When the question was put to him that: "the
application of sharia in certain circumstances - if
we want to achieve this cohesion and take seriously peoples' religion - seems
unavoidable?",
he indicated his assent.
The Archbishop
opened his lecture by noting importantly that the very term “sharia” is not only misunderstood, but is the focus of much
fear and anxiety deriving from its 'primitivist'
application in some contexts. As such he said that sharia
is a method of law rather than a single complete and final system ready to be
applied wholesale to every situation, and noted that there was room, even
within Islamic states which apply sharia, for some
level of 'dual identity', where the state is not in fact religiously
homogenous.
In his lecture, the
Archbishop sought carefully to explore the limits of a unitary and secular
legal system in the presence of an increasingly plural (including religiously
plural) society and to see how such a unitary system might be able to
accommodate religious claims. Behind this is the underlying principle that Christians
cannot claim exceptions from a secular unitary system on religious grounds (for
instance in situations where Christian doctors might not be compelled to
perform abortions), if they are not willing to consider how a unitary system
can accommodate other religious consciences. In doing so the Archbishop was not
suggesting the introduction of parallel legal jurisdictions, but exploring ways
in which reasonable accommodation might be made within existing arrangements
for religious conscience.
He explained that
his core aim was to: "to tease out
some of the broader issues around the rights of religious groups within a
secular state" and was using sharia
as an example. These include:
- How when the law
does not take seriously religious motivation, it fails to engage with the
community in question and opens up real issues of power by the majority over
the minority, with potentially harmful effects for community cohesion.
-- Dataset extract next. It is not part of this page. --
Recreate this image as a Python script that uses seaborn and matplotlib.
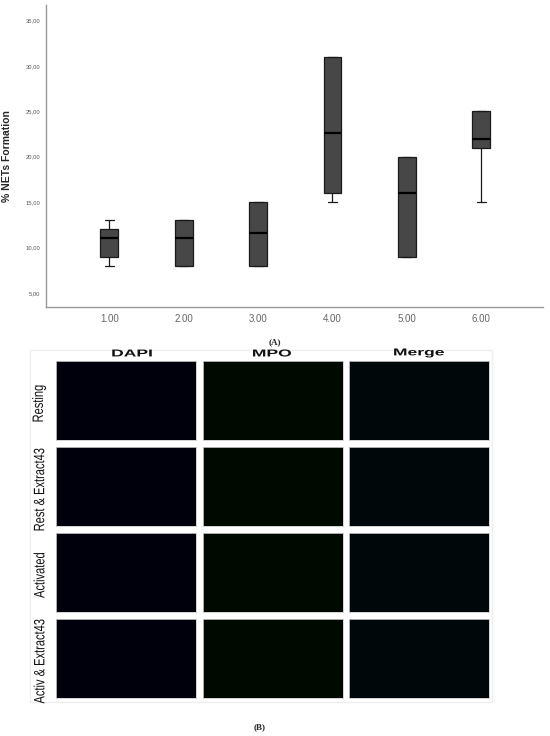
import numpy as np
import pandas as pd
import seaborn as sns
import matplotlib.pyplot as plt
from matplotlib.patches import Rectangle, PathPatch
from matplotlib.textpath import TextPath
from matplotlib.font_manager import FontProperties
from matplotlib.transforms import Affine2D

# values (five points per group -> q1/median/q3 and whiskers)
groups = ["1.00", "2.00", "3.00", "4.00", "5.00", "6.00"]
g1 = [8, 9, 11, 12, 13]
g2 = [8, 8, 11, 13, 13]
g3 = [8, 8, 11.6, 15, 15]
g4 = [15, 16, 22.6, 31, 31]
g5 = [9, 9, 16, 20, 20]
g6 = [15, 21, 22, 25, 25]
yticks = [5, 10, 15, 20, 25, 30, 35]

channels = ["DAPI", "MPO", "Merge"]
conditions = ["Resting", "Rest & Extract43", "Activated", "Activ & Extract43"]
channel_tint = ["#00000c", "#000900", "#00070a"]

vals = [g1, g2, g3, g4, g5, g6]
df = pd.DataFrame({"group": [g for g, v in zip(groups, vals) for _ in v],
                   "pct": [x for v in vals for x in v]})

sns.set_theme(style="white")
plt.rcParams['font.family'] = ['Liberation Sans', 'DejaVu Sans']

W, H = 550, 736
fig = plt.figure(figsize=(W / 100, H / 100), dpi=100)


def fx(px):
    return px / W


def fy(px):
    return 1 - px / H


def path_text(s, x, y, size_px, sx=1.0, rot=0, weight="normal", color="#111111"):
    # text drawn as a path so it can be squeezed / stretched like the figure's fonts
    tp = TextPath((0, 0), s, size=size_px,
                  prop=FontProperties(family="Liberation Sans", weight=weight))
    bb = tp.get_extents()
    tr = (Affine2D().translate(-(bb.x0 + bb.x1) / 2, -(bb.y0 + bb.y1) / 2)
          .scale(sx, 1).rotate_deg(rot).translate(x, H - y))
    fig.add_artist(PathPatch(tp, transform=tr, facecolor=color,
                             edgecolor="none", zorder=5))


# ---- panel A: box plot
ax = fig.add_axes([fx(46), fy(307), fx(497), 302 / H])
sns.boxplot(data=df, x="group", y="pct", order=groups, ax=ax, width=0.24,
            color="#474747", saturation=1, linewidth=0.9, linecolor="#1a1a1a",
            medianprops=dict(color="black", linewidth=1.6),
            whiskerprops=dict(color="#1a1a1a", linewidth=0.9),
            capprops=dict(color="#1a1a1a", linewidth=0.9),
            boxprops=dict(facecolor="#474747", edgecolor="#1a1a1a"))
ax.set_xlim(-0.85, 5.83)
ax.set_ylim(3.46, 36.7)
ax.set_yticks(yticks)
ax.set_yticklabels([f"{t:.2f}".replace(".", ",") for t in yticks],
                   fontsize=4.2, color="#555555")
ax.tick_params(axis="x", labelsize=7, colors="#666666", length=0, pad=5)
ax.tick_params(axis="y", length=0, pad=4)
ax.set_xlabel("")
ax.set_ylabel("% NETs Formation", fontsize=7.5, fontweight="bold", labelpad=10)
sns.despine(ax=ax)
for s in ["left", "bottom"]:
    ax.spines[s].set_color("#999999")
    ax.spines[s].set_linewidth(1.0)

fig.text(fx(275), fy(342), "(A)", ha="center", va="center",
         fontsize=6.5, fontweight="bold", family="Liberation Serif")

# ---- panel B: image grid
fig.patches.append(Rectangle((fx(30), fy(702)), fx(462), 352 / H,
                             transform=fig.transFigure, facecolor="none",
                             edgecolor="#eeeeee", linewidth=1.0))
col_x = [56, 203, 349]
row_y = [361, 447, 533, 619]
head_x = [132, 272, 419]
pw, ph = 140, 79
for j, ch in enumerate(channels):
    path_text(ch, head_x[j], 353, 10, sx=1.75, weight="bold")
for i, cond in enumerate(conditions):
    path_text(cond, 39, row_y[i] + ph / 2 + 3, 15, sx=0.74, rot=90)
    for j in range(3):
        pa = fig.add_axes([fx(col_x[j]), fy(row_y[i] + ph), fx(pw), ph / H])
        pa.set_facecolor(channel_tint[j])
        pa.set_xticks([])
        pa.set_yticks([])
        for s in pa.spines.values():
            s.set_color("#cccccc")
            s.set_linewidth(0.6)

fig.text(fx(260), fy(727), "(B)", ha="center", va="center",
         fontsize=6.5, fontweight="bold", family="Liberation Serif")

fig.savefig("out.png", dpi=100)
- How the distinction between cultural practices and those arising from genuine
religious belief might be managed.
- How to deal with the possibility that a 'supplementary jurisdiction "could have the effect of reinforcing in
minority communities some of the most repressive or retrograde elements in
them, with particularly serious consequences for the role and liberties of
women".
At the end of the lecture the Archbishop referred to a suggestion by a Jewish
jurist that there might be room for 'overlapping jurisdictions' in which "individuals might choose in certain limited
areas whether to seek justice under one system or another".
This is what currently happens both within the Jewish arrangements and
increasingly in current alternative dispute resolution and mediation practice.
He concludes his
lecture with the comment:
"if we are to think intelligently about the relations between
Islam and British law, we need a fair amount of 'deconstruction' of crude
oppositions and mythologies, whether of the nature of sharia
or the nature of the Enlightenment"
The lecture, which
was given before an audience of about 1000 people and which was chaired by the
Lord Chief Justice, was the first in a series of six lectures and discussions
which are being given by senior Muslim and other lawyers and theologians at the
Temple Church on the general theme of 'Islam in English Law'.